Le trafic des migrants, un business juteux
La Somalie, territoire aride au carrefour entre le Kenya, l’Ethiopie et Djibouti, la « Terre des Dieux » dans l’Egypte antique…. Aujourd’hui, on parlerait plutôt de « Terre du Désespoir » car si ces pays regorgent de beautés naturelles et architecturales abandonnées par les touristes, ils sont le terrain d’un des plus vastes trafics de migrants. Un business du désespoir qui rapporte 15 millions de dollars chaque année aux réseaux criminels organisés qui opèrent sur la route maritime de la Corne de l’Afrique… Pour un total de 3 à 6 milliards de gains dans le monde l’année dernière, selon Europol. Le double des bénéfices 2015 de Facebook …

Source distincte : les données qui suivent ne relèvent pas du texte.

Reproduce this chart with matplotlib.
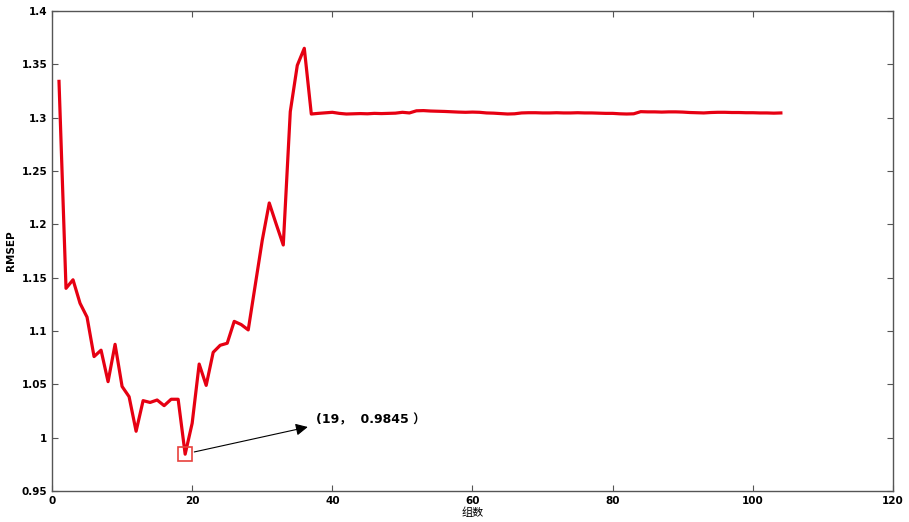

Fuir à n’importe quel prix
Migrants, réfugiés, demandeurs d’asile, des laissés-pour-compte, des anonymes sans porte-parole qui tentent de fuir la violence et la famine, une triste routine dans cette partie du continent. 20 ans de guerre civile rien que pour la Somalie, de quoi terroriser des familles entières prêtes à tout pour tenter l’impossible et espérer une petite part du « rêve » occidental. Mais avant d’atteindre les côtes européennes, il faut déjà payer, pas pour un billet classe éco’, plateau repas et accès internet compris. Camions surchargés, traversée du désert, bateaux de fortune… Un calvaire qui coûte très cher. 12.000$ pour un faux passeport, 3.000$ pour finir sur une embarcation de fortune ou 800$ pour une traversée des frontières par les routes… Multiplions ces chiffres par les quelques 100.000 migrants qui fuient clandestinement la Corne de l’Afrique chaque année, les marchands d’âmes ont trouvé un filon qui rapporte gros et dont la demande ne risque pas de diminuer. Extrême pauvreté et conflits meurtriers leur offriront encore des milliers de candidats pour la route vers le Vieux Continent.
Fuir et/ou mourir
Si seulement ça s’arrêtait là… Les victimes ne sont pas au bout de leur peine, il faut subir la violence des trafiquants. Séquestrations, viols et tortures rythment le douloureux voyage jusqu’aux côtes libyennes. Pour arrondir les fins de mois, les passeurs sont prêts à tout: rançon ou tortures physiques, migrants vendus ou abandonnés dans le désert du Sinaï… En bref: si tu ne paies pas à temps des sommes non négociables, les charniers t’attendent.
Traverser le Sahara, c’est pire que de traverser la mer. Dans l’eau, soit tu meurs, soit tu survis mais tu ne fais pas l’objet de souffrance et de peine sans fin. (Haussa, somalienne)
La pénible route à travers la Corne de l’Afrique ne suffisait pas. Il reste encore la traversée des territoires en conflits: Yémen ou Libye, au risque d’être capturé par l’Etat Islamique. Puis le pire de tout: la Méditerranée, dernière étape du périple où 74% des migrants périssent.
Ultime escale meurtrière: la mer
Arrivés au point d’embarquement principal, le port d’Ajdkbiya dans le nord-est de la Libye, les migrants embarquent épuisés après avoir été entassés, rackettés et maltraités dans les centres de rassemblement. Vient la nuit puis la fatidique traversée en mer qui a coûté la vie de 22.000 désespérés depuis 2000, avec une moyenne de 1.500 morts par an.
Fuir la guerre, traverser des terres désertiques ou des territoires en guerre, subir la violence des passeurs, tout ça pour avoir seulement 1 chance sur 4 de ne pas finir comme Aylan, le petit syrien de 3 ans mort dans un naufrage aux larges de la Turquie, dont la photo avait à peine réveillé l’opinion publique. Il incarnera à jamais la terrible fin d’un voyage de l’enfer.